A cet égard, la formation visée à l’article 64 de la loi de transformation du 6 août 2019 prévoyant que les fonctionnaires bénéficient, lorsqu’ils accèdent pour la première fois à des fonctions d’encadrement, de formations au management, permettra aux cadres novices de s’approprier cet outil majeur dans leurs nouvelles missions.

Un levier rénové de gestion des ressources humaines

Souvent décriée pour sa déconnexion et son obsolescence, la notation est supprimée, ce qui redonnera du sens à l’entretien professionnel en reconnectant la façon de servir au quotidien à l’évolution de la carrière, dont l’avancement, qui ne se veut plus uniquement statutaire.

Conçu comme un temps fort dans la gestion annuelle de l’agent et dans la relation managériale au sein du service, l’entretien professionnel entre le cadre et l’agent axé sur son travail, les attentes du service, son ressenti et ses perspectives doit devenir un véritable acte de management.

Cet entretien doit ainsi permettre :

  • A l’agent de comprendre clairement les objectifs assignés et leur bien-fondé pour le service, de s’impliquer davantage dans celui-ci et d’exprimer son avis et ses souhaits d’évolution,
  • Au cadre de faire un point avec l’agent sur ses compétences et ses attentes, d’assoir sa position managériale et de prévenir les conflits,
  • A la Direction des Ressources Humaines d’avoir une vision globale de ses ressources, de son potentiel et de ses fragilités, afin d’en déduire ses perspectives d’évolution qui serviront de base à sa politique des ressources humaines et à l’édiction des Lignes Directrices de Gestion.

Facteur d’efficience et de pertinence dans la gestion des ressources humaines, l’entretien professionnel devrait permettre une meilleure adéquation entre le profil de l’agent, ses compétences, ses aspirations et les missions qui lui sont confiées et celles sur lesquelles il pourrait évoluer et, au niveau plus global de bâtir une politique de ressources humaines au regard du capital et du potentiel humain de l’établissement.

L’entrée en vigueur du dispositif

L’article 18 du décret précise que ce dispositif entre en vigueur au 1er janvier 2021 en s’appliquant aux entretiens professionnels conduits au titre de l’année 2020. L’année 2020 ayant été marquée par la crise sanitaire du COVID19 qui devra nécessairement être prise en compte dans l’évaluation des agents, elle sera une année de transition qui permettra au nouveau dispositif de s’appliquer pleinement en 2022 avec l’évaluation des objectifs qui auront pu être clairement assignés aux agents en 2021.

Ce nouvel entretien professionnel est une illustration supplémentaire de la volonté de mutation de la fonction publique statutaire ou de carrière vers une fonction publique davantage axée vers le métier et les compétences.

Dans un contexte de transformation de la fonction publique et plus profondément de la société en elle-même où les métiers et les aspirations personnelles sont en pleine évolution, l’entretien professionnel devient un véritable outil au service de la construction du parcours professionnel de l’agent.

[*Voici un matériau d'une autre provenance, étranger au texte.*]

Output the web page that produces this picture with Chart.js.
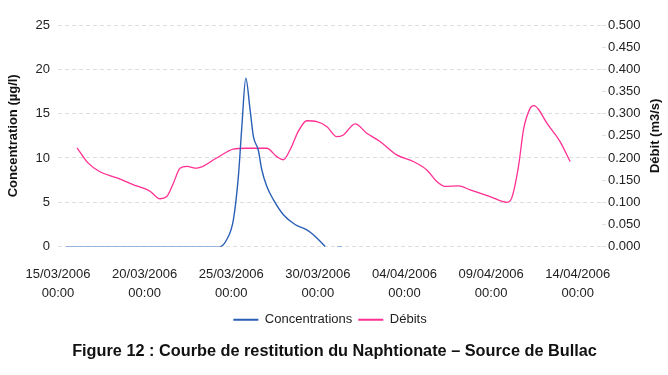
<!DOCTYPE html>
<html>
<head>
<meta charset="utf-8">
<script src="https://cdn.jsdelivr.net/npm/chart.js@4/dist/chart.umd.min.js"></script>
<style>
  html, body { margin: 0; padding: 0; background: #ffffff; }
  canvas { display: block; }
</style>
</head>
<body>
<canvas id="c" width="668" height="375"></canvas>
<script>
// x values are days elapsed since 15/03/2006 00:00
const xTickDays = [0, 5, 10, 15, 20, 25, 30];
const xTickLabels = ['15/03/2006', '20/03/2006', '25/03/2006', '30/03/2006', '04/04/2006', '09/04/2006', '14/04/2006'];
const xTickTime = '00:00';

const concDays   = [0.45, 9.35, 9.74, 10.12, 10.41, 10.61, 10.84, 11.09, 11.28, 11.56, 11.76, 12.05, 12.43, 13.01, 13.68, 14.36, 14.74, 15.13, 15.42, 15.8, 16.10, 16.40];
const concValues = [0,    0,    0.8,  3.0,   7.9,   13.5,  19.0,  15.4,  12.4,  10.9,  8.7,   6.8,   5.3,   3.6,   2.5,   1.9,   1.35,  0.6,   0,     null, 0,     0];

const debitDays   = [1.10, 1.73, 2.42, 3.41, 4.33, 5.31, 5.89, 6.28, 6.66, 7.04, 7.43, 8.01, 9.16, 10.12, 10.89, 12.05, 12.63, 13.00, 13.39, 13.87, 14.36, 14.94, 15.51, 16.09, 16.47, 17.15, 17.82, 18.59, 19.55, 20.51, 21.29, 21.86, 22.34, 23.11, 23.79, 24.94, 25.91, 26.19, 26.58, 26.87, 27.25, 27.48, 27.73, 28.21, 28.98, 29.56];
const debitValues = [0.223, 0.189, 0.169, 0.155, 0.140, 0.125, 0.108, 0.113, 0.143, 0.177, 0.181, 0.177, 0.200, 0.220, 0.222, 0.222, 0.203, 0.196, 0.218, 0.260, 0.284, 0.282, 0.271, 0.248, 0.252, 0.277, 0.256, 0.237, 0.207, 0.192, 0.173, 0.147, 0.136, 0.137, 0.128, 0.113, 0.100, 0.110, 0.181, 0.264, 0.312, 0.318, 0.310, 0.279, 0.237, 0.192];

const rightAxisTitle = 'Débit (m3/s)';

const FONT = "'Liberation Sans', Arial, Helvetica, sans-serif";
const BLUE = '#2a5fb5';
const BLUE_LIGHT = '#7fa3d8';
const PINK = '#ff2f93';

const concData = concDays.map((d, i) => ({ x: d, y: concValues[i] }));
const debitData = debitDays.map((d, i) => ({ x: d, y: debitValues[i] }));

// Right axis title reading bottom-to-top, as in the reference
const rightTitlePlugin = {
  id: 'rightTitle',
  afterDraw(chart) {
    const s = chart.scales.y1;
    const ctx = chart.ctx;
    ctx.save();
    ctx.translate(s.right - 12, (chart.chartArea.top + chart.chartArea.bottom) / 2);
    ctx.rotate(-Math.PI / 2);
    ctx.font = 'bold 13px ' + FONT;
    ctx.fillStyle = '#111';
    ctx.textAlign = 'center';
    ctx.textBaseline = 'middle';
    ctx.fillText(rightAxisTitle, 0, 0);
    ctx.restore();
  }
};

new Chart(document.getElementById('c'), {
  type: 'line',
  data: {
    datasets: [
      {
        label: 'Concentrations',
        data: concData,
        yAxisID: 'y',
        borderColor: BLUE,
        backgroundColor: BLUE,
        borderWidth: 1.4,
        pointRadius: 0,
        cubicInterpolationMode: 'monotone',
        spanGaps: false,
        segment: {
          borderColor: ctx => (ctx.p0.parsed.y === 0 && ctx.p1.parsed.y === 0) ? BLUE_LIGHT : BLUE
        }
      },
      {
        label: 'Débits',
        data: debitData,
        yAxisID: 'y1',
        borderColor: PINK,
        backgroundColor: PINK,
        borderWidth: 1.3,
        pointRadius: 0,
        cubicInterpolationMode: 'monotone'
      }
    ]
  },
  plugins: [rightTitlePlugin],
  options: {
    responsive: false,
    animation: false,
    events: [],
    layout: { padding: { top: 25, left: 2, right: 1, bottom: 0 } },
    scales: {
      x: {
        type: 'linear',
        min: 0,
        max: 31.4,
        afterBuildTicks: s => { s.ticks = xTickDays.map(v => ({ value: v })); },
        afterFit: s => { s.height = 60.5; },
        ticks: {
          autoSkip: false,
          maxRotation: 0,
          padding: 11,
          color: '#222',
          font: { family: FONT, size: 13, lineHeight: 1.4 },
          callback: v => [xTickLabels[xTickDays.indexOf(v)], xTickTime]
        },
        grid: { display: false },
        border: { display: false }
      },
      y: {
        position: 'left',
        min: 0,
        max: 25,
        afterFit: s => { s.width = 56; },
        ticks: {
          stepSize: 5,
          padding: 8,
          color: '#222',
          font: { family: FONT, size: 13 }
        },
        grid: { color: 'rgba(0,0,0,0.13)', drawTicks: false, lineWidth: 1 },
        border: { display: false, dash: [4, 3] },
        title: {
          display: true,
          text: 'Concentration (µg/l)',
          color: '#111',
          font: { family: FONT, size: 13, weight: 'bold' },
          padding: { top: 4, bottom: 0 }
        }
      },
      y1: {
        position: 'right',
        min: 0,
        max: 0.5,
        afterFit: s => { s.width = 65; },
        ticks: {
          stepSize: 0.05,
          padding: 2,
          color: '#222',
          font: { family: FONT, size: 13 },
          callback: v => Number(v).toFixed(3)
        },
        grid: { drawOnChartArea: false, drawTicks: true, tickLength: 4, color: 'rgba(0,0,0,0.12)' },
        border: { display: false },
        title: { display: false }
      }
    },
    plugins: {
      tooltip: { enabled: false },
      legend: {
        position: 'bottom',
        fullSize: false,
        labels: {
          boxWidth: 25,
          boxHeight: 2,
          padding: 6,
          color: '#222',
          font: { family: FONT, size: 13 },
          generateLabels: chart =>
            Chart.defaults.plugins.legend.labels.generateLabels(chart).map(l => Object.assign(l, { lineWidth: 0 }))
        }
      },
      title: {
        display: true,
        position: 'bottom',
        text: 'Figure 12 : Courbe de restitution du Naphtionate – Source de Bullac',
        color: '#111',
        font: { family: FONT, size: 16.3, weight: 'bold' },
        padding: { top: 5.9, bottom: 13.4 }
      }
    }
  }
});
</script>
</body>
</html>
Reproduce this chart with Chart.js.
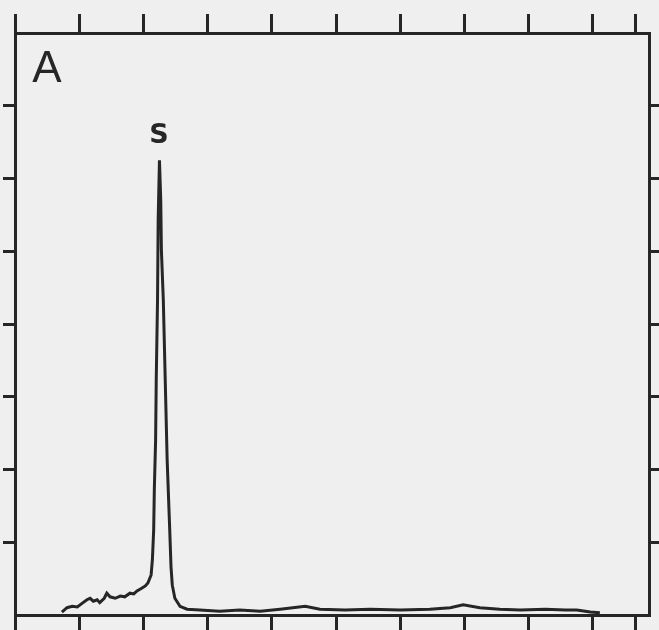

Il doit lui permettre d’exercer au mieux son métier, de faire évoluer ses compétences, de valoriser son potentiel, de diversifier son parcours et ainsi de mieux trouver sa place au sein du service public hospitalier.

Pour l’établissement, ce nouvel entretien professionnel, détaché de la note, doit être appréhendé comme un outil de gestion des ressources humaines, à la fois technique et relationnel, en appui du nouveau management qu’ambitionne d’installer la loi de transformation de la fonction publique du 6 août dernier au travers des Lignes Directrices de Gestion, de la transformation de l’avancement et du nouvel exercice du dialogue social.

C’est en tout cas l’objectif poursuivi par ce nouveau dispositif mais pour réussir pleinement cet exercice, le défi sera pour les établissements d’appréhender cette transformation, de s’approprier pleinement cet outil en ne reproduisant pas les mécanismes de la notation et en réinterrogeant les procédures et la démarche.

Tout l’enjeu est de redonner du sens à l’entretien annuel, de le remettre au centre de la relation managériale et du parcours de l’agent afin de lui d’instaurer davantage de reconnaissance et de motivation au bénéfice d’une fonction publique transformée.